Com efeito, ainda que não seja um órgão de consulta obrigatória, o Conselho da República apresenta-se, pela heterogeneidade da sua composição, como um espaço único de busca de uma síntese possível entre o conteúdo de algumas políticas do governo e as declinações defendidas tanto pelos partidos políticos de oposição como por várias organizações da sociedade civil. Só assim antevejo a contribuição útil de alguns notáveis Conselheiros em matéria de política agrícola, educação e saúde, apenas para citar os três vectores relativamente aos quais é manifesta a especial sensibilidade da sociedade civil impaciente por mais emprego e melhores condições de vida. É claro que há perguntas incontornáveis e urgentes quanto à implementação das autarquias locais mas, até lá, até às eleições dos administradores municipais, há uma janela de oportunidade de desenvolvimento que não deve ficar apenas entreaberta.

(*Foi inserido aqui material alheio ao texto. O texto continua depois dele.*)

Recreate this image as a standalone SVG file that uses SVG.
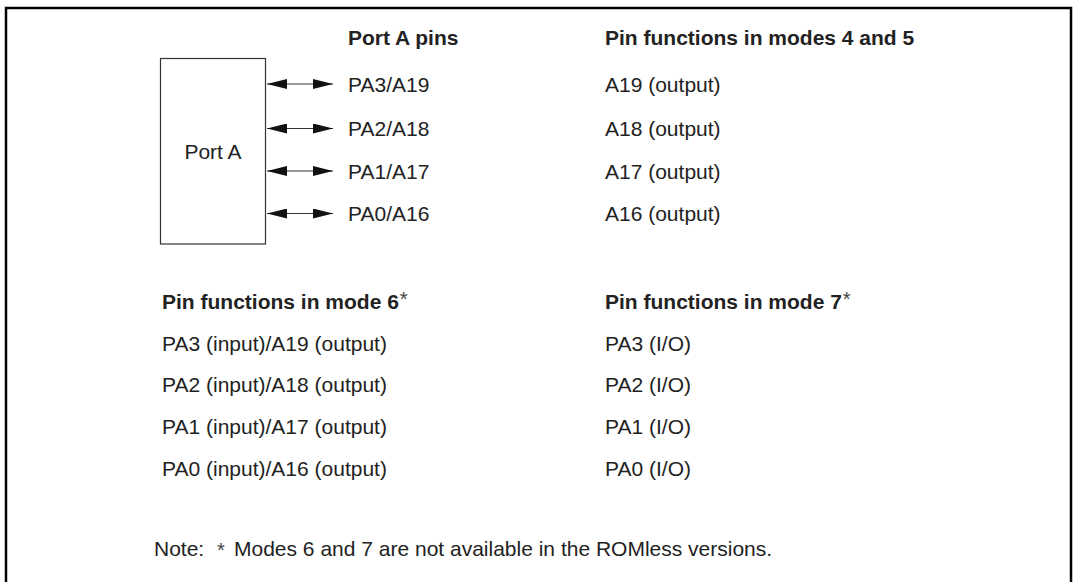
<svg xmlns="http://www.w3.org/2000/svg" width="1075" height="582" viewBox="0 0 1075 582">
<style>
text{font-family:"Liberation Sans",Arial,sans-serif;font-size:21px;fill:#222}
.b{font-weight:bold}
.ast{font-weight:normal;font-size:20px;fill:#444}
.conn{stroke:#333;stroke-width:1.2;fill:none}
</style>
<defs>
<marker id="ah" viewBox="0 0 20 10" refX="20" refY="5" markerWidth="20" markerHeight="10" markerUnits="userSpaceOnUse" orient="auto-start-reverse">
<path d="M0,0 L20,5 L0,10 Z" fill="#111"/>
</marker>
</defs>
<rect x="6" y="8" width="1065" height="600" fill="#fff" stroke="#000" stroke-width="2.5"/>
<g id="portA">
<rect x="160.5" y="58.5" width="105" height="185.5" fill="#fff" stroke="#333" stroke-width="1.2"/>
<text x="213" y="159" text-anchor="middle">Port A</text>
</g>
<g id="connectors">
<line class="conn" x1="267" y1="84" x2="333" y2="84" marker-start="url(#ah)" marker-end="url(#ah)"/>
<line class="conn" x1="267" y1="128.5" x2="333" y2="128.5" marker-start="url(#ah)" marker-end="url(#ah)"/>
<line class="conn" x1="267" y1="171" x2="333" y2="171" marker-start="url(#ah)" marker-end="url(#ah)"/>
<line class="conn" x1="267" y1="213.5" x2="333" y2="213.5" marker-start="url(#ah)" marker-end="url(#ah)"/>
</g>
<g id="pins">
<text class="b" x="348" y="45">Port A pins</text>
<text x="348" y="92">PA3/A19</text>
<text x="348" y="136">PA2/A18</text>
<text x="348" y="178.5">PA1/A17</text>
<text x="348" y="221">PA0/A16</text>
</g>
<g id="modes45">
<text class="b" x="605" y="45">Pin functions in modes 4 and 5</text>
<text x="605" y="92">A19 (output)</text>
<text x="605" y="136">A18 (output)</text>
<text x="605" y="178.5">A17 (output)</text>
<text x="605" y="221">A16 (output)</text>
</g>
<g id="mode6">
<text class="b" x="162" y="308.5">Pin functions in mode 6<tspan class="ast" dx="1" dy="-3">*</tspan></text>
<text x="162" y="350.5">PA3 (input)/A19 (output)</text>
<text x="162" y="392">PA2 (input)/A18 (output)</text>
<text x="162" y="434">PA1 (input)/A17 (output)</text>
<text x="162" y="476">PA0 (input)/A16 (output)</text>
</g>
<g id="mode7">
<text class="b" x="605" y="308.5">Pin functions in mode 7<tspan class="ast" dx="1" dy="-3">*</tspan></text>
<text x="605" y="350.5">PA3 (I/O)</text>
<text x="605" y="392">PA2 (I/O)</text>
<text x="605" y="434">PA1 (I/O)</text>
<text x="605" y="476">PA0 (I/O)</text>
</g>
<g id="note">
<text x="154" y="555.5">Note:</text>
<text x="217" y="557" style="font-size:20px;fill:#444">*</text>
<text x="234" y="555.5">Modes 6 and 7 are not available in the ROMless versions.</text>
</g>
</svg>
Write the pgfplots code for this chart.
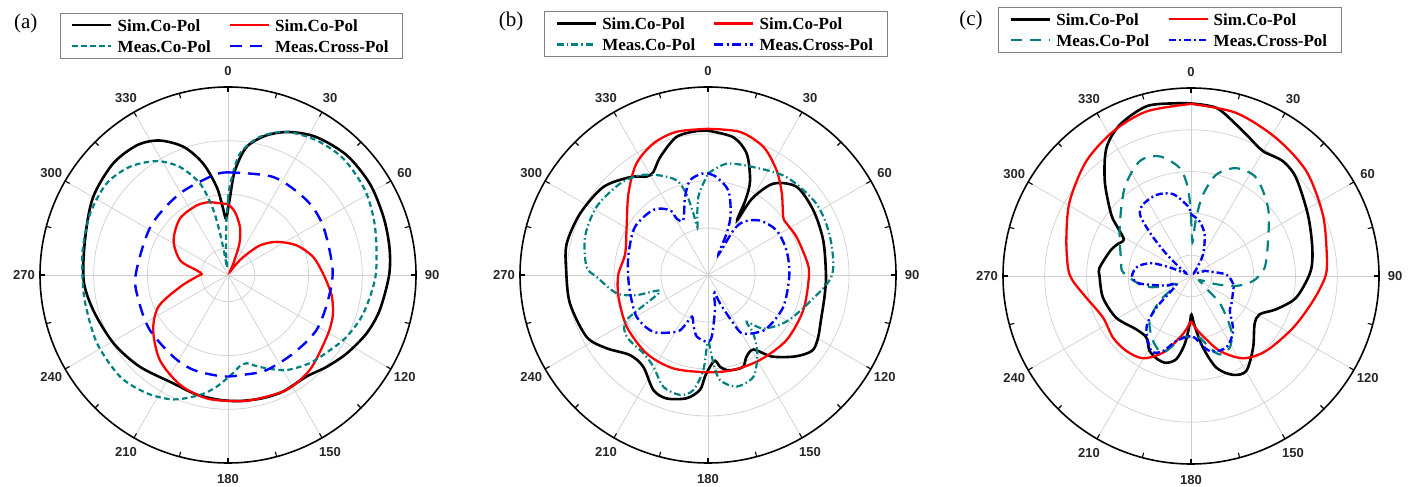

O Conselho da República, para além da diversidade de origem cívica e política dos seus membros, caracteriza-se também por um certo sigilo das suas discussões, sendo de esperar não apenas a discrição sobre o que é pronunciado na intimidade dum “verdade ou consequência”, como também pelos seus comedidos comunicados finais. O secretismo de que se podem rodear algumas discussões apenas pode favorecer a franqueza das respostas e a audácia dos desafios a enfrentar. Ainda é cedo, porém, para sabermos se este Conselho da República será o local apropriado para a busca de um entendimento alargado, ao nível do conteúdo e do calendário de implementação das políticas, o que, por definição, não é considerado necessário num monopartidário Conselho de Ministros.

A força motriz que impulsiona cada um dos Conselhos, é, no entanto, uma só a e mesma pessoa, o Presidente da República que, à partida tem de assegurar o cumprimento do programa de governo do partido da maioria que o elegeu, mas também, à chegada da sua viagem presidencial ao fim dos cinco anos do seu mandato, garantir o cumprimento das expectativas criadas pela sua eleição e pelas suas promessas eleitorais.

O Conselho, porém, está aí, não é um órgão de soberania mas é um órgão com dignidade constitucional. Pode ser tão criativo e versátil quanto o deseje e promova o Presidente da República e assim correspondam os novos Conselheiros. Com absoluta verdade e drásticas consequências.

Há sempre o ditado que diz que o que os olhos não veem, o coração não sente. Os Conselheiros tem essa ocasião única de serem outros olhos que levem a mensagem directamente para o coração da Nação. Não podem é transformar o Conselho numa máquina do tempo para aterrar num futuro qualquer em que seja tarde de mais para se fazer o que deve ser feito AGORA.